2007: 1 - 'Not as wet as Wakefield': IWA National, St Ives

We took Warrior to the IWA National Festival in St Ives in 2007. I think it was only our second ever National - the first being the one at Beale Park in 2003 that kicked the whole thing off. I don't have to hand any photos of Warrior there on the Great Ouse, but I am fond of this one of her shining her searchlight into the trees.

Other high spots of this trip included taking Warrior back to her birthplace at Bill Fen, and having a splendid time in Cambridge, where we were invited to tie up to another tug at Jesus Lock just as we'd resigned ourselves to giving up and turning back - and whose owner then took us on an amazing Cambridge pub crawl.
Craig on Pyxis, you are one of those boaters who will never be forgotten! We were to return to Cambridge in 2010, by which time Warrior was moored at Bill Fen.

Apparently it was at St Ives that I first learned to splice - and I say 'first' advisedly, as I have forgotten and learned many more times since.
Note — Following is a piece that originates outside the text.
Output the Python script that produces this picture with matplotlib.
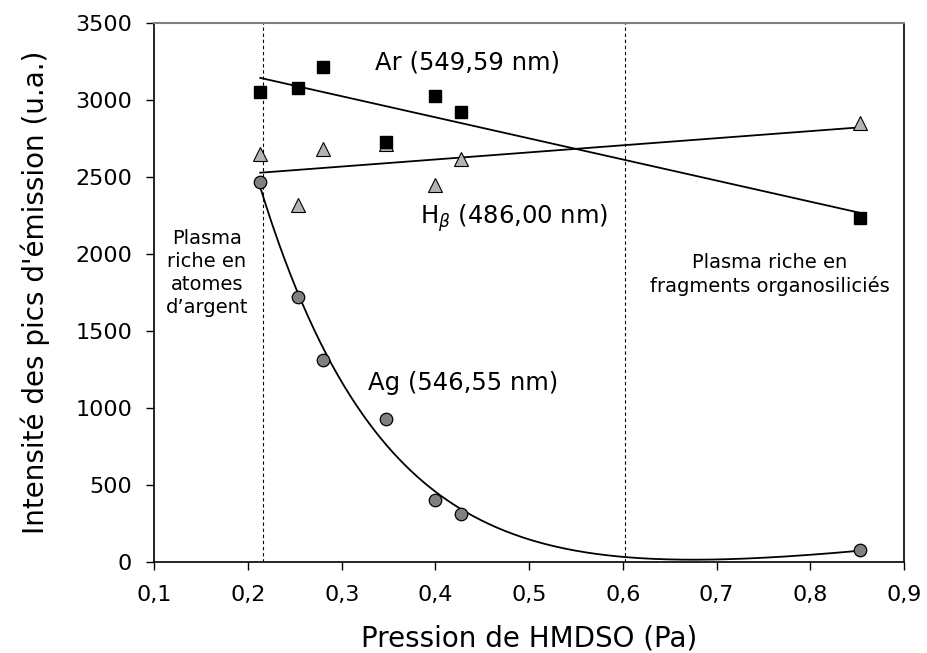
import numpy as np
import matplotlib
matplotlib.use("Agg")
import matplotlib.pyplot as plt

plt.rcParams['font.family'] = ['DejaVu Sans']

# Pression de HMDSO (Pa)
pression = [0.213, 0.253, 0.280, 0.347, 0.400, 0.427, 0.853]
# Intensités des raies d'émission (u.a.)
ar_549 = [3052, 3073, 3210, 2727, 3021, 2919, 2235]
hb_486 = [2650, 2315, 2683, 2715, 2445, 2618, 2846]
ag_546 = [2464, 1717, 1307, 926, 401, 310, 74]

x_ticks = [0.1, 0.2, 0.3, 0.4, 0.5, 0.6, 0.7, 0.8, 0.9]
x_ticklabels = ['0,1', '0,2', '0,3', '0,4', '0,5', '0,6', '0,7', '0,8', '0,9']
y_ticks = [0, 500, 1000, 1500, 2000, 2500, 3000, 3500]
limites_zones = [0.216, 0.602]


def ajuste_exp(x, y):
    """Ajustement y = a + b*exp(-k*x) + c*x (k par balayage, a, b, c par moindres carrés)."""
    best = None
    for k in np.linspace(2, 30, 561):
        A = np.column_stack([np.ones_like(x), np.exp(-k * x), x])
        coef, *_ = np.linalg.lstsq(A, y, rcond=None)
        res = np.sum((A @ coef - y) ** 2)
        if best is None or res < best[0]:
            best = (res, k, coef)
    _, k, (a, b, c) = best
    return lambda t: a + b * np.exp(-k * t) + c * t


fig = plt.figure(figsize=(9.27, 6.53), dpi=100)
ax = fig.add_axes([0.1665, 0.1398, 0.8087, 0.8254])

x = np.array(pression)
xf = np.linspace(x.min(), x.max(), 300)

# Droites de tendance (Ar, Hbeta)
for serie in (ar_549, hb_486):
    coef = np.polyfit(x, np.array(serie, dtype=float), 1)
    ax.plot(xf, np.polyval(coef, xf), color='black', lw=1.3, zorder=2)
# Décroissance de la raie de l'argent
f_ag = ajuste_exp(x, np.array(ag_546, dtype=float))
ax.plot(xf, f_ag(xf), color='black', lw=1.3, zorder=2)

# Séparation des régimes de plasma
for xl in limites_zones:
    ax.plot([xl, xl], [0, 3500], color='black', lw=0.8, ls=(0, (3, 2.5)), zorder=1)

ax.plot(pression, hb_486, ls='none', marker='^', ms=10.5, mfc='#b4b4b4',
        mec='black', mew=0.8, zorder=3)
ax.plot(pression, ar_549, ls='none', marker='s', ms=9, mfc='black',
        mec='black', zorder=4)
ax.plot(pression, ag_546, ls='none', marker='o', ms=9, mfc='#808080',
        mec='black', mew=0.9, zorder=4)

ax.set_xlim(0.1, 0.9)
ax.set_ylim(0, 3500)
ax.set_xticks(x_ticks)
ax.set_xticklabels(x_ticklabels)
ax.set_yticks(y_ticks)
ax.tick_params(axis='both', direction='out', length=6, width=1, labelsize=16)
ax.tick_params(axis='x', pad=11)
ax.tick_params(axis='y', pad=10)

for side in ('left', 'bottom', 'right'):
    ax.spines[side].set_color('black')
    ax.spines[side].set_linewidth(1.2)
ax.spines['top'].set_color('#808080')
ax.spines['top'].set_linewidth(1.5)

ax.set_xlabel('Pression de HMDSO (Pa)', fontsize=20, labelpad=14)
ax.set_ylabel("Intensité des pics d'émission (u.a.)", fontsize=20, labelpad=18)

ax.text(0.3355, 3243, 'Ar (549,59 nm)', fontsize=17.5, ha='left', va='center')
ax.text(0.384, 2234, r'H$_\beta$ (486,00 nm)', fontsize=17.5, ha='left', va='center')
ax.text(0.328, 1162, 'Ag (546,55 nm)', fontsize=17.5, ha='left', va='center')
ax.text(0.156, 1874, 'Plasma\nriche en\natomes\nd\u2019argent', fontsize=14,
        ha='center', va='center', linespacing=1.25)
ax.text(0.757, 1864, 'Plasma riche en\nfragments organosiliciés', fontsize=14,
        ha='center', va='center', linespacing=1.25)

fig.savefig('out.png', dpi=100)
The most memorable thing, though, was how muddy it was. The Wergies were revelling (if not quite rolling) in it whilst gleefully telling everyone that it wasn't 'as bad as Wakefield' thus demonstrating that not only were they tough, they had alse been doing this for more than fifteen years.

I volunteered to hand out programmes at the entrance, and fielded a lot of complaints about said mud. I only did it to get the T-shirt - which I still have, of course. Then they lowered the river level to try to do something about it, so the boat tipped over - we had a nice inside mooring so that people could look at the newly flash engine, but because Warrior has hatches only on one side, ended up having to face the wrong way.

St Ives was also the first time I saw Fulbourne, which was tied up behind us, and became - with its multiply varnished and aged austerity livery - my ideal of what a GU boat should look like.

1 comment:

  1. Ha! Craig is quite the character, no longer on Pyxis, he sold it some years ago. Still in Cambridge though as far as I know.